Monday, July 22, 2013

Colette on Hyacinths


The brief spell of spring like weather last week sent my pots of hyacinths into a spin and out they came before really having time to develop a proper stem. 
As I am always interested in how garden plants are described in literature, I thought I would share a perspective on hyacinths held by the great French writer Sidonie-Gabrielle Colette (1873-1954). In 1947/48 a Swiss publisher, Mermod, commissioned a small book, Pour un Herbier ,the writing of which was based on the weekly bunches of flowers sent to her by Mermod to her apartment at 9 Rue de Beaujolais , Palais-Royal in Paris. At this stage of her life Colette had become severely crippled by arthritis but by all accounts was still a bit of a "looker" with her frizzy reddish hair, alley-cat eyes rimmed with kohl and thin as wire lips painted a brazen hussy scarlet.

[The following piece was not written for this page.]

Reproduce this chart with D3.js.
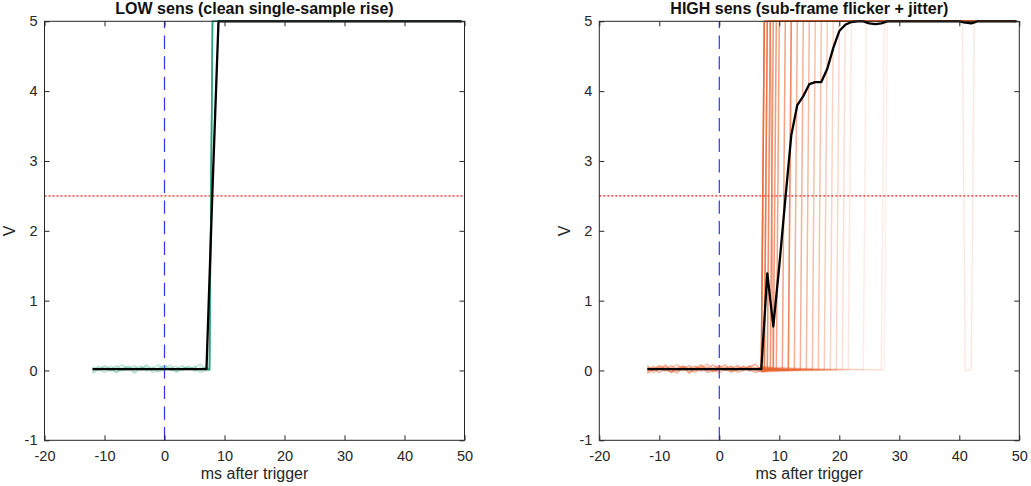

Particular flowers jog her memory and she recalls hyacinths  in Parisian life during wartime Occupation when florists slyly offered a way to be seditious by selling potted bulbs 'from which there issued forth three gallantly chauvinistic flowers, one blue, one white and one red'. However the hyacinths she received in 1948 tell a different story. 'Today my gloomy privilege has fetched me a bouquet of white hyacinths. Their thick spikes, swollen with water, ooze where cut, like a snail, and bear little bells , heavy and opaque, as white as peppermint candy.' It seems that these 'fat, white, cultivated, well padded little city dwellers' were not really to her liking as they sparked an image for her of younger more mobile years when she was able to enjoy the wild type with their 'blue forest flourish, spontaneous and fragile, in numbers so great, to draw from it the illusion of standing on the edge of a lake'.
It is well documented that Colette received the 'gardening gene' from her beloved mother Sido, who was the subject of a memoir/novella published in 1929. The garden in the family home in the Burgundian village of Saint-Sauveur-en-Puisaye is described in terms like a French Impressionist painting: 'The warm garden nourished itself in a yellow light with trembling reds and violets, but I couldn't say if this red, this violet came from, if they still come from, a sentimental happiness or an optical dazzle'. It is a garden represented in shimmering heat and light, a dazzle of colour, children and cats playing, happiness (Sido has a 'garden face') rather than details of plants and design. 

1 comment:

  1. Beautiful! I love such vibrant descriptions of plants and gardens. Perhaps I will have to go in search of a copy of that little volume.